For “Orbite Rosse,” Toderi deploys a shade of red that is familiar to urban dwellers as the peculiar coloration that derives from city lights mingling with vapors in the atmosphere. She has mentioned she was inspired by the glimmering, horizon-altering vantage point and vista provided when one flies into a city at night for this piece as well as others. Suspense is evoked by the imposition of the projection’s dual ovals that focus attention, as if some form of surveillance is underway. Across this twinkling expanse, “events” unfold, accompanied by curious, low-level sounds. Open book-like walls provide the projection surface for “Rosso Babele.” Two glistening pyramids, one upright and one inverted, emerge and float like mystical beacons in an endless sea of light. The title refers to the Tower of Babel story in which mankind, empowered by a common means of communication, attempts to create a structure to link heaven and earth. The effort is upended when divine intervention steps in with an onslaught of various dialects and utter chaos in response to the hubris of this endeavor. In Toderi’s update, the centered structures could also be read as hubs for the beams associated with the common language of today—digital communication. Toderi’s works engage digital technologies, but the artist petitions the viewer to take a break from the perpetual urgency of digitally enabled connectivity and pause, to savor our shared, cosmic connections.
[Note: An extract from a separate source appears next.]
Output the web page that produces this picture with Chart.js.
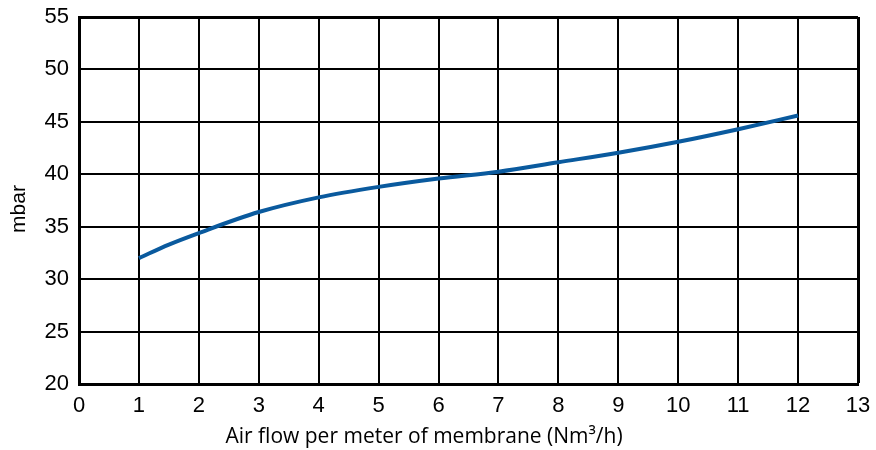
<!DOCTYPE html>
<html>
<head>
<meta charset="utf-8">
<title>Pressure drop vs air flow</title>
<script src="https://cdn.jsdelivr.net/npm/chart.js@4"></script>
<style>
  html, body { margin: 0; padding: 0; background: #ffffff; }
  #wrap { width: 876px; height: 450px; position: relative; }
</style>
</head>
<body>
<div id="wrap"><canvas id="chart" width="876" height="450"></canvas></div>
<script>
// Air flow per meter of membrane (Nm3/h)
const airFlow = [1, 1.5, 2, 3, 4, 5, 6, 7, 8, 9, 10, 11, 12];
// Pressure (mbar)
const pressure = [32.0, 33.3, 34.4, 36.4, 37.8, 38.8, 39.6, 40.25, 41.15, 42.05, 43.1, 44.3, 45.6];

const xTitle = "Air flow per meter of membrane (Nm³/h)";
const yTitle = "mbar";

// Axis titles sit off-centre in the original, so draw them by hand
const axisTitles = {
  id: "axisTitles",
  afterDraw(chart) {
    const ctx = chart.ctx;
    ctx.save();
    ctx.fillStyle = "#000000";
    ctx.textAlign = "center";
    ctx.textBaseline = "middle";
    ctx.font = "21px 'Open Sans'";
    ctx.fillText(xTitle, 424, 437);
    ctx.translate(19, 209);
    ctx.rotate(-Math.PI / 2);
    ctx.font = "21px 'Liberation Sans'";
    ctx.fillText(yTitle, 0, 0);
    ctx.restore();
  },
};

const points = airFlow.map((x, i) => ({ x: x, y: pressure[i] }));

new Chart(document.getElementById("chart").getContext("2d"), {
  type: "line",
  data: {
    datasets: [
      {
        data: points,
        borderColor: "#0a5a9e",
        borderWidth: 4,
        borderCapStyle: "butt",
        pointRadius: 0,
        fill: false,
        cubicInterpolationMode: "monotone",
      },
    ],
  },
  options: {
    responsive: false,
    animation: false,
    devicePixelRatio: 1,
    layout: { padding: { left: 0, right: 18, top: 17, bottom: 0 } },
    plugins: {
      legend: { display: false },
      tooltip: { enabled: false },
    },
    scales: {
      x: {
        type: "linear",
        min: 0,
        max: 13,
        afterFit: (scale) => {
          // fixed plot box, no extra room for edge labels
          scale.height = 66;
          scale.paddingLeft = 0;
          scale.paddingRight = 0;
        },
        ticks: {
          stepSize: 1,
          padding: 9,
          color: "#000000",
          font: { family: "'Liberation Sans'", size: 22 },
        },
        grid: {
          color: "#000000",
          lineWidth: (c) => (c.tick && c.tick.value === 13 ? 3 : 2),
          drawTicks: false,
        },
        border: { color: "#000000", width: 3 },
      },
      y: {
        min: 20,
        max: 55,
        afterFit: (scale) => {
          scale.width = 79;
          scale.paddingTop = 0;
          scale.paddingBottom = 0;
        },
        ticks: {
          stepSize: 5,
          padding: 10,
          color: "#000000",
          font: { family: "'Liberation Sans'", size: 22 },
        },
        grid: {
          color: "#000000",
          lineWidth: (c) => (c.tick && c.tick.value === 55 ? 3 : 2),
          drawTicks: false,
        },
        border: { color: "#000000", width: 3 },
      },
    },
  },
  plugins: [axisTitles],
});
</script>
</body>
</html>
Toderi, who lives and works in Milan and Turin, attended the Fine Arts Academy in Bologna. Since 1994, her work has been featured in gallery and museum exhibitions throughout the world, including biennales in Gwangju, Istanbul and Sydney. Her work has been featured at the Venice Biennale in 1993, 1999 and 2009. In 1999 the artist was awarded the Golden Lion for her contribution to the Italian Pavilion.

Related Programs
On Thursday, April 21, at 5:45 p.m. there will be a free exhibition preview open to the public, followed by a Meet the Artist program at 6:45 p.m. in the Lerner Room. Toderi will present an illustrated discussion of the work on view and her other works in a conversation with Gordon. It will also be accessible through the museum’s podcast library.

The Hirshhorn offers a range of interactive educational experiences designed to engage people of all interest levels in contemporary art. Friday Gallery Talks are weekly lunchtime chats with artists and scholars that focus on one work or exhibition in depth. The museum’s ever-expanding library of podcasts (featured on iTunes in the top 100 Arts and Entertainment podcasts) makes gallery
walk-throughs and interviews with artists accessible internationally.